» TASK TO COMPLETE: Check every line of the entries for "Give", and copy the lines that hold it.

» DATA:

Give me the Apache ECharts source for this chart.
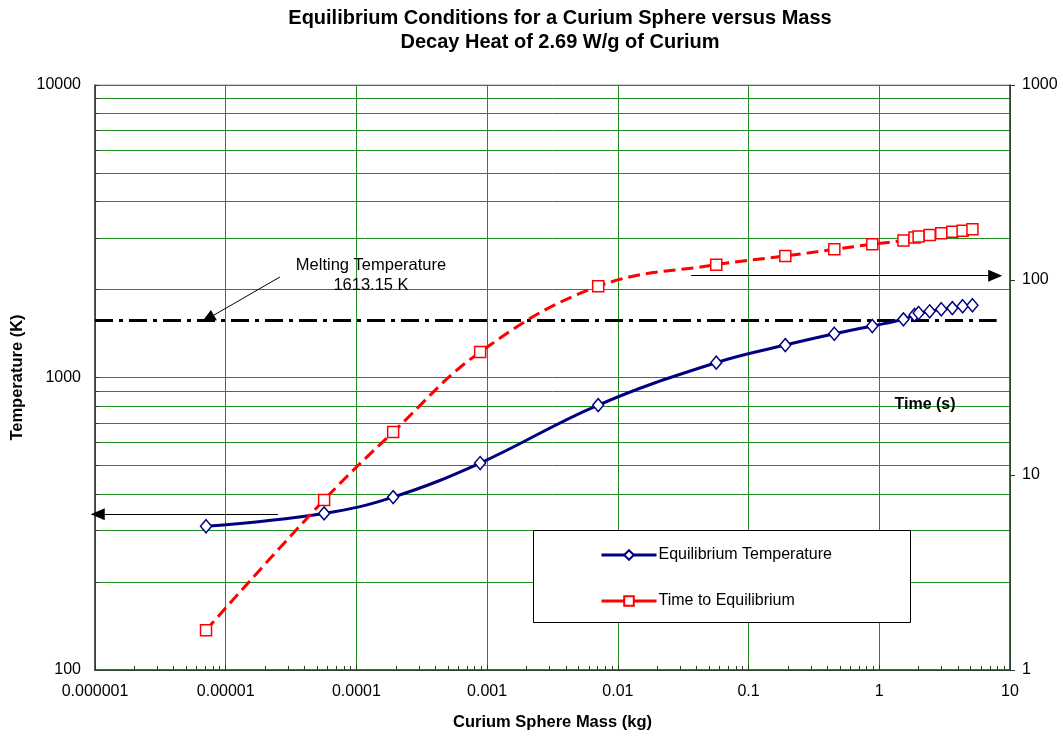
<!DOCTYPE html>
<html>
<head>
<meta charset="utf-8">
<script src="https://cdn.jsdelivr.net/npm/echarts@6/dist/echarts.min.js"></script>
<style>
html,body{margin:0;padding:0;background:#fff;}
#chart{width:1063px;height:737px;}
</style>
</head>
<body>
<div id="chart"></div>
<script>
// ---- data ----
const massKg = [7.07e-6, 5.66e-5, 1.91e-4, 8.84e-4, 7.07e-3, 0.0566, 0.191, 0.453, 0.884, 1.53, 1.86, 2.0, 2.43, 2.98, 3.62, 4.34, 5.16];
const eqTemperature = [310, 343, 390, 510, 805, 1124, 1291, 1411, 1500, 1581, 1637, 1662, 1684, 1711, 1727, 1752, 1766];
const timeToEq = [1.6, 7.45, 16.6, 42.7, 92.8, 119.8, 132.8, 143.7, 152.5, 159.5, 165.2, 166.9, 170.2, 173.6, 176.9, 179.0, 182.0];
const meltingLineX = [1e-6, 7.9];
const meltingLineT = [1565, 1565];
const xTickLabels = ['0.000001', '0.00001', '0.0001', '0.001', '0.01', '0.1', '1', '10'];
const leftTickLabels = ['100', '1000', '10000'];
const rightTickLabels = ['1', '10', '100', '1000'];
const seriesNames = ['Equilibrium Temperature', 'Time to Equilibrium'];

const chart = echarts.init(document.getElementById('chart'), null, {renderer: 'canvas'});
const FONT = 'Liberation Sans, Arial, sans-serif';
const GRID_GREEN = '#1f8f1f';

const tempData = massKg.map((m, i) => [m, eqTemperature[i]]);
const timeData = massKg.map((m, i) => [m, timeToEq[i]]);
const meltData = meltingLineX.map((x, i) => [x, meltingLineT[i]]);

const arrowStyle = {color: '#000', width: 1, type: 'solid'};
function arrow(x1, y1, x2, y2) {
  return [
    {coord: [x1, y1], symbol: 'none'},
    {coord: [x2, y2], symbol: 'triangle', symbolSize: [12, 14]}
  ];
}

const option = {
  animation: false,
  backgroundColor: '#fff',
  textStyle: {fontFamily: FONT},
  grid: {left: 95, right: 53, top: 85, bottom: 67, show: true, borderColor: '#a0a0a0', borderWidth: 1, backgroundColor: 'transparent'},
  xAxis: {
    type: 'log', logBase: 10, min: 1e-6, max: 10, splitNumber: 7,
    name: 'Curium Sphere Mass (kg)', nameLocation: 'middle', nameGap: 44,
    nameTextStyle: {fontFamily: FONT, fontSize: 16.5, fontWeight: 'bold', color: '#000'},
    axisLine: {show: true, lineStyle: {color: '#333', width: 1.5}},
    axisTick: {show: true, inside: true, length: 5, lineStyle: {color: '#333'}},
    minorTick: {show: true, splitNumber: 9, length: 4, lineStyle: {color: '#333'}},
    splitLine: {show: true, lineStyle: {color: GRID_GREEN, width: 1}},
    axisLabel: {
      fontFamily: FONT, fontSize: 16, color: '#000', margin: 14,
      formatter: v => xTickLabels[Math.round(Math.log10(v)) + 6]
    }
  },
  yAxis: [
    {
      type: 'log', logBase: 10, min: 100, max: 10000, splitNumber: 2,
      name: 'Temperature (K)', nameLocation: 'middle', nameGap: 67,
      nameTextStyle: {fontFamily: FONT, fontSize: 16.5, fontWeight: 'bold', color: '#000'},
      axisLine: {show: true, lineStyle: {color: '#333', width: 1.5}},
      axisTick: {show: true, inside: true, length: 4, lineStyle: {color: '#333'}},
      minorTick: {show: true, splitNumber: 9, length: 4, lineStyle: {color: '#333'}},
      splitLine: {show: true, lineStyle: {color: GRID_GREEN, width: 1}},
      minorSplitLine: {show: true, lineStyle: {color: GRID_GREEN, width: 1}},
      axisLabel: {
        fontFamily: FONT, fontSize: 16, color: '#000', margin: 14,
        formatter: v => leftTickLabels[Math.round(Math.log10(v)) - 2]
      }
    },
    {
      type: 'log', logBase: 10, min: 1, max: 1000, splitNumber: 3,
      position: 'right',
      axisLine: {show: true, lineStyle: {color: '#333', width: 1.5}},
      axisTick: {show: true, length: 5, lineStyle: {color: '#333'}},
      splitLine: {show: false},
      axisLabel: {
        fontFamily: FONT, fontSize: 16, color: '#000', margin: 12,
        formatter: v => rightTickLabels[Math.round(Math.log10(v))]
      }
    }
  ],
  legend: {
    orient: 'vertical', left: 600, top: 547, z: 10, padding: 0,
    itemWidth: 55, itemHeight: 12, itemGap: 30,
    lineStyle: {type: 'solid', width: 3},
    textStyle: {fontFamily: FONT, fontSize: 16, color: '#000', padding: [0, 0, 0, -3]},
    data: seriesNames
  },
  graphic: [
    {type: 'rect', z: 5, shape: {x: 533.5, y: 530.5, width: 377, height: 92}, style: {fill: '#fff', stroke: '#000', lineWidth: 1}},
    {type: 'text', z: 6, x: 371, y: 265, style: {text: 'Melting Temperature', font: '16.5px ' + FONT, fill: '#000', textAlign: 'center', textVerticalAlign: 'middle'}},
    {type: 'text', z: 6, x: 371, y: 285, style: {text: '1613.15 K', font: '16.5px ' + FONT, fill: '#000', textAlign: 'center', textVerticalAlign: 'middle'}},
    {type: 'text', z: 6, x: 925, y: 405, style: {text: 'Time (s)', font: 'bold 16px ' + FONT, fill: '#000', textAlign: 'center', textVerticalAlign: 'middle'}},
    {type: 'text', z: 6, x: 560, y: 18, style: {text: 'Equilibrium Conditions for a Curium Sphere versus Mass', font: 'bold 20px ' + FONT, fill: '#000', textAlign: 'center', textVerticalAlign: 'middle'}},
    {type: 'text', z: 6, x: 560, y: 42, style: {text: 'Decay Heat of 2.69 W/g of Curium', font: 'bold 20px ' + FONT, fill: '#000', textAlign: 'center', textVerticalAlign: 'middle'}}
  ],
  series: [
    {
      name: 'Melting', type: 'line', xAxisIndex: 0, yAxisIndex: 0,
      data: meltData, symbol: 'none', silent: true, z: 3,
      lineStyle: {color: '#000', width: 3, type: [18, 6, 4, 6]},
      markLine: {
        silent: true, animation: false, z: 6,
        label: {show: false},
        lineStyle: arrowStyle,
        data: [
          arrow(2.6e-5, 2206, 7.3e-6, 1590),
          arrow(2.51e-5, 341, 1.05e-6, 341),
          arrow(0.0363, 2228, 7.7, 2228)
        ]
      }
    },
    {
      name: seriesNames[0], type: 'line', xAxisIndex: 0, yAxisIndex: 0,
      data: tempData, smooth: 0.4, z: 4,
      symbol: 'diamond', symbolSize: [11, 13],
      lineStyle: {color: '#000080', width: 3},
      itemStyle: {color: '#fff', borderColor: '#000080', borderWidth: 1.5}
    },
    {
      name: seriesNames[1], type: 'line', xAxisIndex: 0, yAxisIndex: 1,
      data: timeData, smooth: 0.4, z: 4,
      symbol: 'rect', symbolSize: 11,
      lineStyle: {color: '#ff0000', width: 3, type: [12, 6]},
      itemStyle: {color: '#fff', borderColor: '#ff0000', borderWidth: 1.5}
    }
  ]
};
chart.setOption(option);
</script>
</body>
</html>
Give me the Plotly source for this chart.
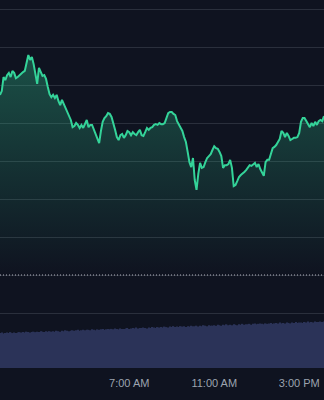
import pandas as pd
import plotly.graph_objects as go

# ---- data ----
start_time = "2024-01-01 00:55"
interval = "5min"

prices = [
    107.74, 107.84, 108.21, 108.13, 108.26, 108.32, 108.21, 108.37, 108.32, 108.18,
    108.21, 108.26, 108.29, 108.34, 108.37, 108.63, 108.79, 108.66, 108.74, 108.55,
    108.26, 108.03, 108.45, 108.34, 108.24, 108.26, 108.16, 107.95, 107.76, 107.68,
    107.74, 107.66, 107.74, 107.58, 107.47, 107.61, 107.50, 107.39, 107.26, 107.18,
    107.08, 106.89, 106.92, 107.00, 106.95, 106.87, 106.95, 106.87, 107.00, 107.08,
    106.89, 106.95, 106.95, 106.84, 106.74, 106.63, 106.47, 106.79, 107.03, 107.13,
    107.18, 107.26, 107.24, 107.16, 106.95, 106.82, 106.63, 106.55, 106.68, 106.71,
    106.61, 106.68, 106.79, 106.76, 106.68, 106.76, 106.71, 106.68, 106.76, 106.82,
    106.68, 106.66, 106.76, 106.87, 106.82, 106.87, 106.89, 106.95, 106.97, 106.95,
    107.00, 106.97, 106.97, 107.00, 107.13, 107.26, 107.29, 107.29, 107.24, 107.21,
    107.05, 106.97, 106.89, 106.79, 106.63, 106.50, 106.24, 105.97, 105.84, 106.08,
    105.50, 105.24, 105.66, 105.95, 105.82, 105.84, 105.97, 106.08, 106.13, 106.18,
    106.29, 106.39, 106.34, 106.32, 106.24, 106.13, 105.82, 105.89, 105.89, 105.92,
    106.03, 105.82, 105.34, 105.37, 105.47, 105.58, 105.63, 105.66, 105.71, 105.76,
    105.84, 105.89, 105.87, 105.92, 105.95, 105.84, 105.92, 105.79, 105.68, 105.61,
    105.97, 106.03, 106.03, 106.16, 106.34, 106.37, 106.42, 106.50, 106.58, 106.79,
    106.74, 106.63, 106.74, 106.66, 106.55, 106.58, 106.61, 106.61, 106.63, 106.74,
    107.03, 107.13, 107.13, 107.05, 106.97, 106.89, 107.00, 106.92, 107.03, 106.95,
    107.05, 107.08, 107.05, 107.18,
]

volumes = [
    76, 77, 75, 76, 77, 76, 78, 76, 77, 76,
    77, 78, 77, 78, 77, 79, 78, 77, 78, 79,
    78, 79, 78, 80, 79, 78, 80, 79, 80, 79,
    80, 79, 81, 80, 79, 81, 80, 82, 81, 80,
    81, 82, 81, 82, 83, 81, 82, 83, 82, 83,
    83, 82, 84, 83, 82, 84, 83, 84, 85, 83,
    84, 85, 84, 85, 84, 86, 85, 84, 86, 85,
    85, 86, 87, 85, 86, 87, 86, 88, 86, 87,
    87, 88, 87, 86, 88, 87, 89, 88, 87, 89,
    88, 89, 88, 90, 89, 88, 90, 89, 91, 89,
    90, 89, 91, 90, 91, 89, 91, 90, 92, 91,
    91, 92, 90, 92, 91, 93, 92, 91, 93, 92,
    92, 93, 92, 94, 93, 92, 94, 93, 95, 93,
    94, 93, 95, 94, 93, 95, 94, 96, 94, 95,
    95, 96, 94, 96, 97, 95, 96, 97, 96, 95,
    97, 96, 97, 98, 96, 97, 98, 97, 99, 97,
    98, 97, 99, 98, 97, 99, 98, 100, 98, 99,
    99, 98, 100, 99, 101, 99, 100, 99, 101, 100,
    100, 101, 100, 101,
]

previous_close = 103.0
tick_times = ["2024-01-01 07:00", "2024-01-01 11:00", "2024-01-01 15:00"]
tick_labels = ["7:00 AM", "11:00 AM", "3:00 PM"]
x_range = ["2024-01-01 00:55", "2024-01-01 16:10"]
price_range = [100.553, 110.237]
volume_range = [0, 800]

times = pd.date_range(start=start_time, periods=len(prices), freq=interval)

BG = "#0f1320"
GREEN = "#34d399"

fig = go.Figure()

fig.add_trace(go.Scatter(
    x=times, y=prices, mode="lines",
    line=dict(color=GREEN, width=2),
    fill="tozeroy",
    fillgradient=dict(
        type="vertical",
        colorscale=[[0, "rgba(52,211,153,0)"], [1, "rgba(52,211,153,0.32)"]],
        start=previous_close, stop=max(prices),
    ),
    hoverinfo="skip", showlegend=False,
))

fig.add_trace(go.Bar(
    x=times, y=volumes, yaxis="y2",
    marker=dict(color="#2b3358", line=dict(width=0)),
    hoverinfo="skip", showlegend=False,
))

fig.add_shape(
    type="line", xref="paper", x0=0, x1=1, yref="y", y0=previous_close, y1=previous_close,
    line=dict(color="rgba(230,232,240,0.75)", width=1, dash="1px,2px"),
)

fig.update_layout(
    width=324, height=400,
    margin=dict(l=0, r=0, t=0, b=32),
    paper_bgcolor=BG, plot_bgcolor=BG,
    bargap=0.25,
    font=dict(family="Liberation Sans, Arial, sans-serif", color="#9ca3af", size=11),
    xaxis=dict(
        type="date", range=x_range, tickvals=tick_times, ticktext=tick_labels,
        showgrid=False, zeroline=False, showline=False, ticks="",
        ticklabelstandoff=7,
        tickfont=dict(size=11, color="#9ca3af"),
    ),
    yaxis=dict(
        range=price_range, dtick=1, showticklabels=False, zeroline=False,
        showgrid=True, gridcolor="#2a2f3c", gridwidth=1, showline=False,
    ),
    yaxis2=dict(
        range=volume_range, overlaying="y", showgrid=False, showticklabels=False,
        zeroline=False, showline=False,
    ),
)

fig.write_html("out.html")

» RESULT OF THE TASK:
Give me the Apache ECharts source for this chart.
Give me the Plotly source for this chart.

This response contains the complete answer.